Each line below must be set down exactly; omit any image you find.

### Given material
++++

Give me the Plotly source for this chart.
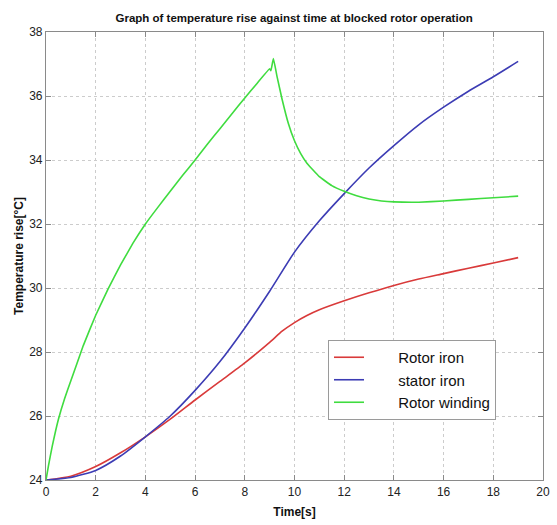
import plotly.graph_objects as go

# Time points (s)
t_rotor_iron = [0, 1, 2, 3, 4, 5, 6, 7, 8, 9, 9.5, 10, 10.5, 11, 12, 13, 14, 15, 16, 17, 18, 19]
rotor_iron = [24.0, 24.12, 24.42, 24.85, 25.35, 25.9, 26.5, 27.08, 27.66, 28.3, 28.65,
              28.92, 29.14, 29.32, 29.6, 29.85, 30.08, 30.28, 30.45, 30.62, 30.78, 30.95]

t_stator_iron = [0, 1, 2, 3, 4, 5, 6, 7, 8, 9, 10, 11, 12, 13, 14, 15, 16, 17, 18, 19]
stator_iron = [24.0, 24.08, 24.3, 24.75, 25.35, 26.0, 26.8, 27.7, 28.75, 29.9,
               31.12, 32.1, 32.95, 33.75, 34.45, 35.1, 35.65, 36.15, 36.6, 37.08]

t_rotor_winding = [0, 0.1, 0.25, 0.5, 0.75, 1.0, 1.5, 2.0, 2.5, 3.0, 3.5, 4.0, 4.5, 5.0,
                   5.5, 6.0, 6.5, 7.0, 7.5, 8.0, 8.5, 9.0, 9.05, 9.15, 9.3, 9.5, 9.75,
                   10.0, 10.25, 10.5, 11.0, 11.5, 12.0, 12.5, 13.0, 13.5, 14.0, 15.0,
                   16.0, 17.0, 18.0, 19.0]
rotor_winding = [24.0, 24.45, 25.05, 25.9, 26.55, 27.1, 28.2, 29.15, 29.97, 30.72,
                 31.4, 32.0, 32.52, 33.02, 33.52, 34.0, 34.5, 34.98, 35.46, 35.94,
                 36.4, 36.85, 36.79, 37.17, 36.6, 35.9, 35.15, 34.6, 34.2, 33.9,
                 33.48, 33.2, 33.02, 32.88, 32.78, 32.72, 32.69, 32.68, 32.72, 32.77,
                 32.82, 32.87]

x_ticks = [0, 2, 4, 6, 8, 10, 12, 14, 16, 18, 20]
y_ticks = [24, 26, 28, 30, 32, 34, 36, 38]

pad = "\u00a0" * 7
fig = go.Figure()
fig.add_trace(go.Scatter(x=t_rotor_iron, y=rotor_iron, mode="lines",
                         name=pad + "Rotor iron",
                         line=dict(color="#d93a3a", width=1.6, shape="spline", smoothing=0.6)))
fig.add_trace(go.Scatter(x=t_stator_iron, y=stator_iron, mode="lines",
                         name=pad + "stator iron",
                         line=dict(color="#3c3cb4", width=1.6, shape="spline", smoothing=0.6)))
fig.add_trace(go.Scatter(x=t_rotor_winding, y=rotor_winding, mode="lines",
                         name=pad + "Rotor winding",
                         line=dict(color="#3fdc3f", width=1.6, shape="spline", smoothing=0.3)))

axis_common = dict(
    showgrid=True, gridcolor="#cccccc", griddash="dot", gridwidth=1,
    showline=True, linecolor="#8a8a8a", linewidth=1.2, mirror="ticks",
    ticks="inside", ticklen=5, tickcolor="#8a8a8a",
    zeroline=False, automargin=False,
    tickfont=dict(family="Liberation Sans, Arial", size=12, color="#222"),
)

fig.update_xaxes(range=[0, 20], tickvals=x_ticks, ticktext=[str(v) for v in x_ticks],
                 ticklabeloverflow="allow",
                 title=dict(text="<b>Time[s]</b>", font=dict(family="Liberation Sans, Arial", size=12, color="#111"), standoff=10),
                 **axis_common)
fig.update_yaxes(range=[24, 38], tickvals=y_ticks, ticktext=[str(v) for v in y_ticks],
                 ticklabeloverflow="allow",
                 title=dict(text="<b>Temperature rise[°C]</b>", font=dict(family="Liberation Sans, Arial", size=12, color="#111"), standoff=2),
                 **axis_common)

fig.update_layout(
    width=557, height=525,
    margin=dict(l=46, r=14, t=32, b=45),
    paper_bgcolor="white", plot_bgcolor="white",
    title=dict(text="<b>Graph of temperature rise against time at blocked rotor operation</b>",
               font=dict(family="Liberation Sans, Arial", size=11.5, color="#111"),
               x=0.528, xanchor="center", y=0.966, yanchor="middle"),
    legend=dict(x=(328 - 46) / 497, y=0.3125, xanchor="left", yanchor="top",
                bgcolor="white", bordercolor="#9a9a9a", borderwidth=1,
                font=dict(family="Liberation Sans, Arial", size=15, color="#111"),
                tracegroupgap=0, itemwidth=30),
    showlegend=True,
)

fig.write_html("out.html", config={"displayModeBar": False},
               post_script="document.body.style.margin='0';")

++++

### Expected answer
Give me the Plotly source for this chart.
import plotly.graph_objects as go

# Time points (s)
t_rotor_iron = [0, 1, 2, 3, 4, 5, 6, 7, 8, 9, 9.5, 10, 10.5, 11, 12, 13, 14, 15, 16, 17, 18, 19]
rotor_iron = [24.0, 24.12, 24.42, 24.85, 25.35, 25.9, 26.5, 27.08, 27.66, 28.3, 28.65,
              28.92, 29.14, 29.32, 29.6, 29.85, 30.08, 30.28, 30.45, 30.62, 30.78, 30.95]

t_stator_iron = [0, 1, 2, 3, 4, 5, 6, 7, 8, 9, 10, 11, 12, 13, 14, 15, 16, 17, 18, 19]
stator_iron = [24.0, 24.08, 24.3, 24.75, 25.35, 26.0, 26.8, 27.7, 28.75, 29.9,
               31.12, 32.1, 32.95, 33.75, 34.45, 35.1, 35.65, 36.15, 36.6, 37.08]

t_rotor_winding = [0, 0.1, 0.25, 0.5, 0.75, 1.0, 1.5, 2.0, 2.5, 3.0, 3.5, 4.0, 4.5, 5.0,
                   5.5, 6.0, 6.5, 7.0, 7.5, 8.0, 8.5, 9.0, 9.05, 9.15, 9.3, 9.5, 9.75,
                   10.0, 10.25, 10.5, 11.0, 11.5, 12.0, 12.5, 13.0, 13.5, 14.0, 15.0,
                   16.0, 17.0, 18.0, 19.0]
rotor_winding = [24.0, 24.45, 25.05, 25.9, 26.55, 27.1, 28.2, 29.15, 29.97, 30.72,
                 31.4, 32.0, 32.52, 33.02, 33.52, 34.0, 34.5, 34.98, 35.46, 35.94,
                 36.4, 36.85, 36.79, 37.17, 36.6, 35.9, 35.15, 34.6, 34.2, 33.9,
                 33.48, 33.2, 33.02, 32.88, 32.78, 32.72, 32.69, 32.68, 32.72, 32.77,
                 32.82, 32.87]

x_ticks = [0, 2, 4, 6, 8, 10, 12, 14, 16, 18, 20]
y_ticks = [24, 26, 28, 30, 32, 34, 36, 38]

pad = "\u00a0" * 7
fig = go.Figure()
fig.add_trace(go.Scatter(x=t_rotor_iron, y=rotor_iron, mode="lines",
                         name=pad + "Rotor iron",
                         line=dict(color="#d93a3a", width=1.6, shape="spline", smoothing=0.6)))
fig.add_trace(go.Scatter(x=t_stator_iron, y=stator_iron, mode="lines",
                         name=pad + "stator iron",
                         line=dict(color="#3c3cb4", width=1.6, shape="spline", smoothing=0.6)))
fig.add_trace(go.Scatter(x=t_rotor_winding, y=rotor_winding, mode="lines",
                         name=pad + "Rotor winding",
                         line=dict(color="#3fdc3f", width=1.6, shape="spline", smoothing=0.3)))

axis_common = dict(
    showgrid=True, gridcolor="#cccccc", griddash="dot", gridwidth=1,
    showline=True, linecolor="#8a8a8a", linewidth=1.2, mirror="ticks",
    ticks="inside", ticklen=5, tickcolor="#8a8a8a",
    zeroline=False, automargin=False,
    tickfont=dict(family="Liberation Sans, Arial", size=12, color="#222"),
)

fig.update_xaxes(range=[0, 20], tickvals=x_ticks, ticktext=[str(v) for v in x_ticks],
                 ticklabeloverflow="allow",
                 title=dict(text="<b>Time[s]</b>", font=dict(family="Liberation Sans, Arial", size=12, color="#111"), standoff=10),
                 **axis_common)
fig.update_yaxes(range=[24, 38], tickvals=y_ticks, ticktext=[str(v) for v in y_ticks],
                 ticklabeloverflow="allow",
                 title=dict(text="<b>Temperature rise[°C]</b>", font=dict(family="Liberation Sans, Arial", size=12, color="#111"), standoff=2),
                 **axis_common)

fig.update_layout(
    width=557, height=525,
    margin=dict(l=46, r=14, t=32, b=45),
    paper_bgcolor="white", plot_bgcolor="white",
    title=dict(text="<b>Graph of temperature rise against time at blocked rotor operation</b>",
               font=dict(family="Liberation Sans, Arial", size=11.5, color="#111"),
               x=0.528, xanchor="center", y=0.966, yanchor="middle"),
    legend=dict(x=(328 - 46) / 497, y=0.3125, xanchor="left", yanchor="top",
                bgcolor="white", bordercolor="#9a9a9a", borderwidth=1,
                font=dict(family="Liberation Sans, Arial", size=15, color="#111"),
                tracegroupgap=0, itemwidth=30),
    showlegend=True,
)

fig.write_html("out.html", config={"displayModeBar": False},
               post_script="document.body.style.margin='0';")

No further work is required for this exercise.